Per the city: “…began the preferential parking program in 1980 to assist residents in alleviating parking congestion caused by individuals who park on residential streets, but do not live in the area.”
Shouldn’t the city therefore reassess parking needs/impacts each time a business changes, rather than just periodically?
In the Pelanconi neighborhood, a building that once had a few employees now houses a business with dozens. Grand Central, with its 2012 influx of 1,500-plus new Disney employees, functions as a parking lot primarily for them, despite free employee lots and garage. Two streets are now ineligible for permit parking on one side. When employee, customer and business vehicles spill into neighborhoods, residents must compete for parking or purchase permits.
Permits are viable, if residents have the time, energy and funds. After receiving a petition from 75% of a block’s residents, the city conducts a traffic study. If fewer than usual non-residential vehicles are present, the petition could be denied.

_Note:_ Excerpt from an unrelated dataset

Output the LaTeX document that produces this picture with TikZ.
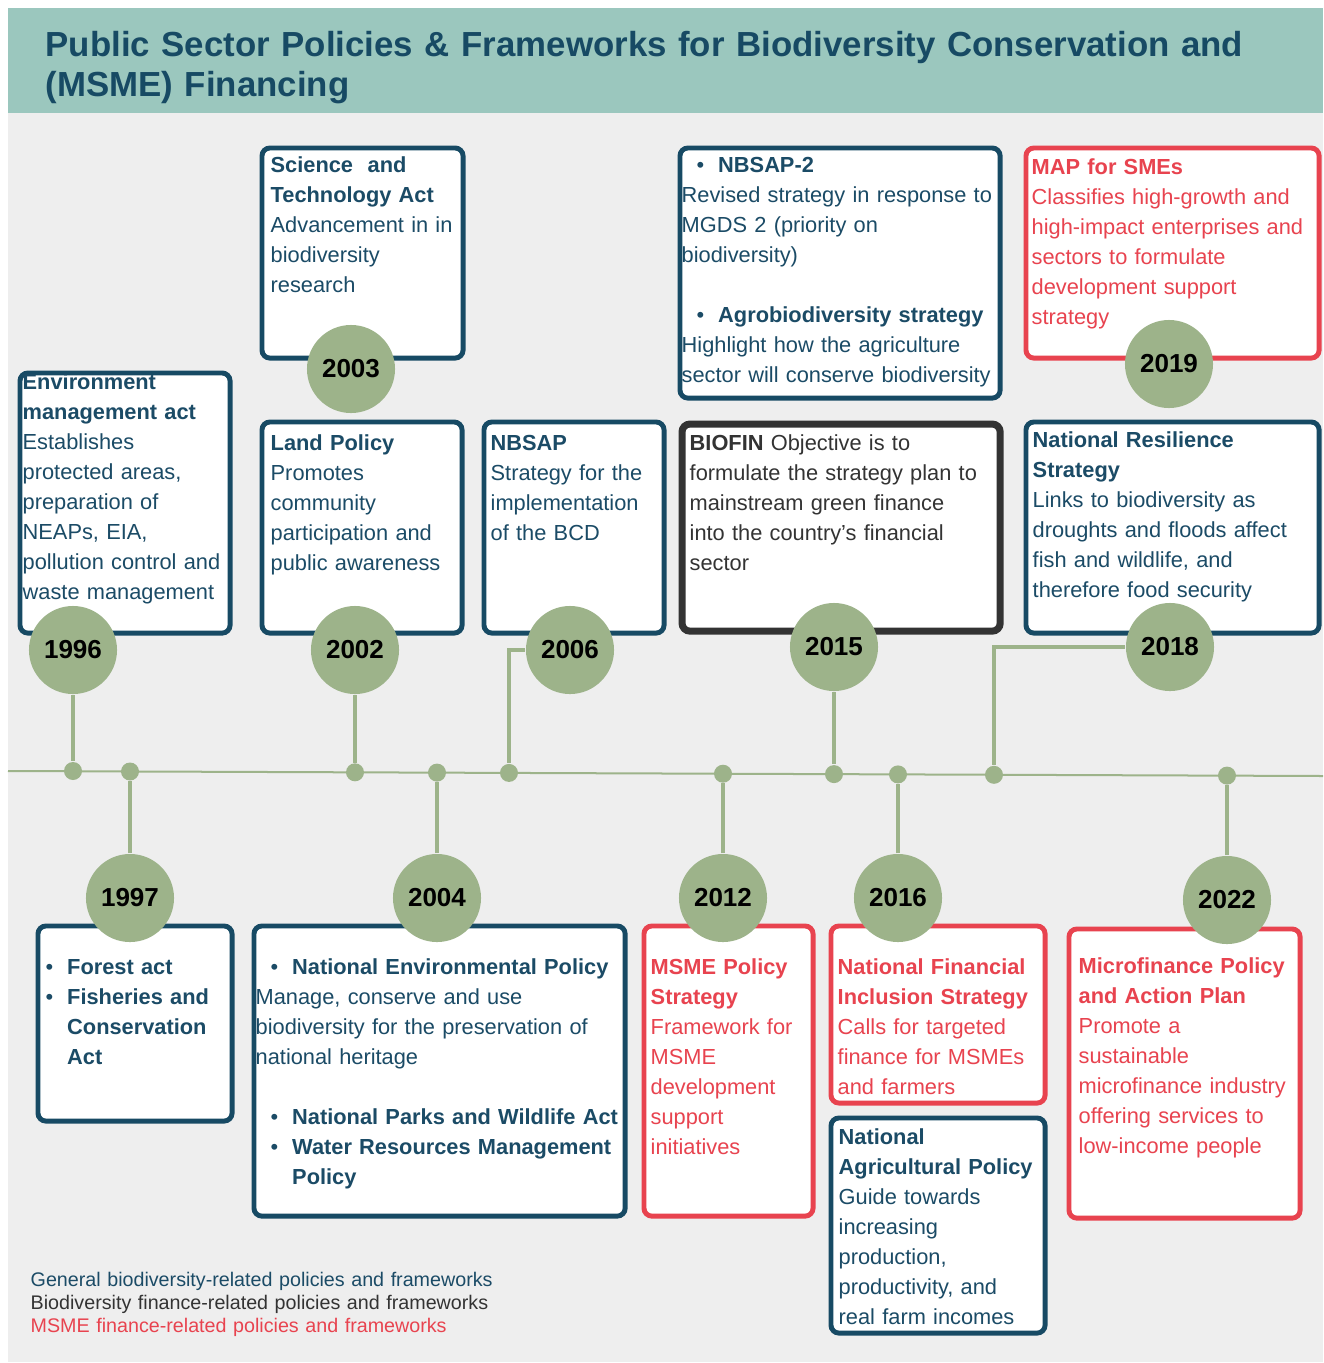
\documentclass[tikz,border=0pt]{standalone}
\usepackage{fontspec}
\setmainfont{Liberation Sans}
\usetikzlibrary{positioning}

\definecolor{navy}{HTML}{174A64}
\definecolor{navytext}{HTML}{1B4B66}
\definecolor{alert}{HTML}{E8434F}
\definecolor{charcoal}{HTML}{333333}
\definecolor{sage}{HTML}{9DB38A}
\definecolor{headerbg}{HTML}{9BC7BE}
\definecolor{panel}{HTML}{EEEEEE}

\newcommand{\bodyfont}{\fontsize{6.2}{8.54}\selectfont}
\newcommand{\itm}[2][.15cm]{\hspace*{#1}\makebox[.215cm][l]{\textbullet}#2}

\tikzset{
  card/.style={draw=#1, line width=1.4pt, rounded corners=.08cm, fill=white,
    anchor=north west, inner sep=0pt},
  info/.style={anchor=base west, inner sep=0pt, text width=3.7cm, align=left,
    font=\bodyfont, text=#1},
  year/.style={circle, fill=sage, minimum size=.88cm, inner sep=0pt,
    font=\fontsize{7.4}{8}\selectfont\bfseries},
  dot/.style={circle, fill=sage, minimum size=.18cm, inner sep=0pt},
  link/.style={draw=sage, line width=.04cm}
}

\begin{document}
\begin{tikzpicture}[x=0.01cm,y=-0.01cm]
  \useasboundingbox (0,0) rectangle (1323,1363);
  % Draw background and header
  \fill[white] (0,0) rectangle (1323,1363);
  \fill[panel] (8,113) rectangle (1323,1362);
  \fill[headerbg] (8,8) rectangle (1323,113);
  \node[anchor=base west, inner sep=0pt, text width=12.6cm, align=left,
        font=\fontsize{9.9}{11.4}\selectfont\bfseries, text=navy] (title) at (45,56)
        {Public Sector Policies \& Frameworks for Biodiversity Conservation and\\(MSME) Financing};

  % Draw upper cards
  \node[card=navy, minimum width=2.10cm, minimum height=2.60cm] (env) at (17.5,370.5) {};
  \node[card=navy, minimum width=2.01cm, minimum height=2.10cm] (sci) at (259.5,145.5) {};
  \node[card=navy, minimum width=2.00cm, minimum height=2.11cm] (land) at (259.5,419.5) {};
  \node[card=navy, minimum width=1.80cm, minimum height=2.11cm] (nbsap) at (481.5,419.5) {};
  \node[card=navy, minimum width=3.20cm, minimum height=2.50cm] (nbsaptwo) at (677.5,145.5) {};
  \node[card=charcoal, line width=2pt, minimum width=3.18cm, minimum height=2.07cm] (biofin) at (678.5,420.5) {};
  \node[card=alert, minimum width=2.93cm, minimum height=2.10cm] (mapsme) at (1023.5,145.5) {};
  \node[card=navy, minimum width=2.93cm, minimum height=2.11cm] (resil) at (1023.5,419.5) {};

  % Draw lower cards
  \node[card=navy, minimum width=1.94cm, minimum height=1.95cm] (forest) at (35.5,923.5) {};
  \node[card=navy, minimum width=3.71cm, minimum height=2.90cm] (nep) at (251.5,923.5) {};
  \node[card=alert, minimum width=1.69cm, minimum height=2.90cm] (msme) at (641.5,923.5) {};
  \node[card=alert, minimum width=2.14cm, minimum height=1.77cm] (nfis) at (828.5,923.5) {};
  \node[card=navy, minimum width=2.14cm, minimum height=2.15cm] (natag) at (828.5,1115.5) {};
  \node[card=alert, minimum width=2.31cm, minimum height=2.89cm] (micro) at (1066.5,926.5) {};

  % Draw card texts
  \node[info=navytext] (envtxt) at (22,389)
    {\textbf{Environment}\\\textbf{management act}\\Establishes\\protected areas,\\preparation of\\NEAPs, EIA,\\pollution control and\\waste management};
  \node[info=navytext] (scitxt) at (270,172)
    {\textbf{Science\ \ and}\\\textbf{Technology Act}\\Advancement in in\\biodiversity\\research};
  \node[info=navytext] (landtxt) at (270,450)
    {\textbf{Land Policy}\\Promotes\\community\\participation and\\public awareness};
  \node[info=navytext] (nbsaptxt) at (490,450)
    {\textbf{NBSAP}\\Strategy for the\\implementation\\of the BCD};
  \node[info=navytext] (nbsaptwotxt) at (681,172)
    {\itm{\textbf{NBSAP-2}}\\Revised strategy in response to\\MGDS 2 (priority on\\biodiversity)\\[8.54pt]
     \itm{\textbf{Agrobiodiversity strategy}}\\Highlight how the agriculture\\sector will conserve biodiversity};
  \node[info=charcoal] (biofintxt) at (689,450)
    {\textbf{BIOFIN} Objective is to\\formulate the strategy plan to\\mainstream green finance\\into the country’s financial\\sector};
  \node[info=alert] (mapsmetxt) at (1031,174)
    {\textbf{MAP for SMEs}\\Classifies high-growth and\\high-impact enterprises and\\sectors to formulate\\development support\\strategy};
  \node[info=navytext] (resiltxt) at (1032,447)
    {\textbf{National Resilience}\\\textbf{Strategy}\\Links to biodiversity as\\droughts and floods affect\\fish and wildlife, and\\therefore food security};
  \node[info=navytext] (foresttxt) at (45,974)
    {\itm[0pt]{\textbf{Forest act}}\\\itm[0pt]{\textbf{Fisheries and}}\\\hspace*{.215cm}\textbf{Conservation}\\\hspace*{.215cm}\textbf{Act}};
  \node[info=navytext] (neptxt) at (255,974)
    {\itm{\textbf{National Environmental Policy}}\\Manage, conserve and use\\biodiversity for the preservation of\\national heritage\\[8.54pt]
     \itm{\textbf{National Parks and Wildlife Act}}\\\itm{\textbf{Water Resources Management}}\\\hspace*{.365cm}\textbf{Policy}};
  \node[info=alert] (msmetxt) at (650,974)
    {\textbf{MSME Policy}\\\textbf{Strategy}\\Framework for\\MSME\\development\\support\\initiatives};
  \node[info=alert] (nfistxt) at (837,974)
    {\textbf{National Financial}\\\textbf{Inclusion Strategy}\\Calls for targeted\\finance for MSMEs\\and farmers};
  \node[info=navytext] (natagtxt) at (838,1144)
    {\textbf{National}\\\textbf{Agricultural Policy}\\Guide towards\\increasing\\production,\\productivity, and\\real farm incomes};
  \node[info=alert] (microtxt) at (1078,973)
    {\textbf{Microfinance Policy}\\\textbf{and Action Plan}\\Promote a\\sustainable\\microfinance industry\\offering services to\\low-income people};

  % Draw timeline
  \coordinate (tlA) at (8,771);
  \coordinate (tlB) at (1323,776);
  \draw[sage, line width=.02cm] (tlA) -- (tlB);

  % Draw dots on the timeline
  \node[dot] (d1996) at (73,771) {};
  \node[dot] (d1997) at (130,771.5) {};
  \node[dot] (d2002) at (355,772.3) {};
  \node[dot] (d2004) at (437,772.6) {};
  \node[dot] (d2006) at (509,772.9) {};
  \node[dot] (d2012) at (723,773.7) {};
  \node[dot] (d2015) at (834,774.1) {};
  \node[dot] (d2016) at (898,774.4) {};
  \node[dot] (d2018) at (994,774.8) {};
  \node[dot] (d2022) at (1227,775.6) {};

  % Draw year circles
  \node[year] (y1996) at (73,650) {1996};
  \node[year] (y2003) at (351,369) {2003};
  \node[year] (y2002) at (355,650) {2002};
  \node[year] (y2006) at (570,650) {2006};
  \node[year] (y2015) at (834,647) {2015};
  \node[year] (y2019) at (1169,364) {2019};
  \node[year] (y2018) at (1170,647) {2018};
  \node[year] (y1997) at (130,898) {1997};
  \node[year] (y2004) at (437,898) {2004};
  \node[year] (y2012) at (723,898) {2012};
  \node[year] (y2016) at (898,898) {2016};
  \node[year] (y2022) at (1227,900) {2022};

  % Draw links
  \draw[link] (y1996) -- (d1996);
  \draw[link] (y2002) -- (d2002);
  \draw[link] (d2006) |- (y2006);
  \draw[link] (y2015) -- (d2015);
  \draw[link] (d2018) |- (y2018);
  \draw[link] (y1997) -- (d1997);
  \draw[link] (y2004) -- (d2004);
  \draw[link] (y2012) -- (d2012);
  \draw[link] (y2016) -- (d2016);
  \draw[link] (y2022) -- (d2022);

  % Draw legend
  \node[anchor=base west, inner sep=0pt, text width=6cm, align=left,
        font=\fontsize{5.6}{6.55}\selectfont] (legend) at (30,1286)
    {{\color{navytext}General biodiversity-related policies and frameworks}\\
     {\color{charcoal}Biodiversity finance-related policies and frameworks}\\
     {\color{alert}MSME finance-related policies and frameworks}};
\end{tikzpicture}
\end{document}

It’s absurd that residents must pay to park in front of their homes. It’s disheartening it took five years to establish the Brand Boulevard of Cars special parking district. Parking lots with shuttle service are the long-term solution. Short-term, permit-parking requirements must be eased and businesses/institutions whose employees and customers cause congestion should assume residents’ parking fees as part of the cost of doing business.
Taylor lives in the Pelanconi neighborhood; Pinkerton in the Grand Central neighborhood.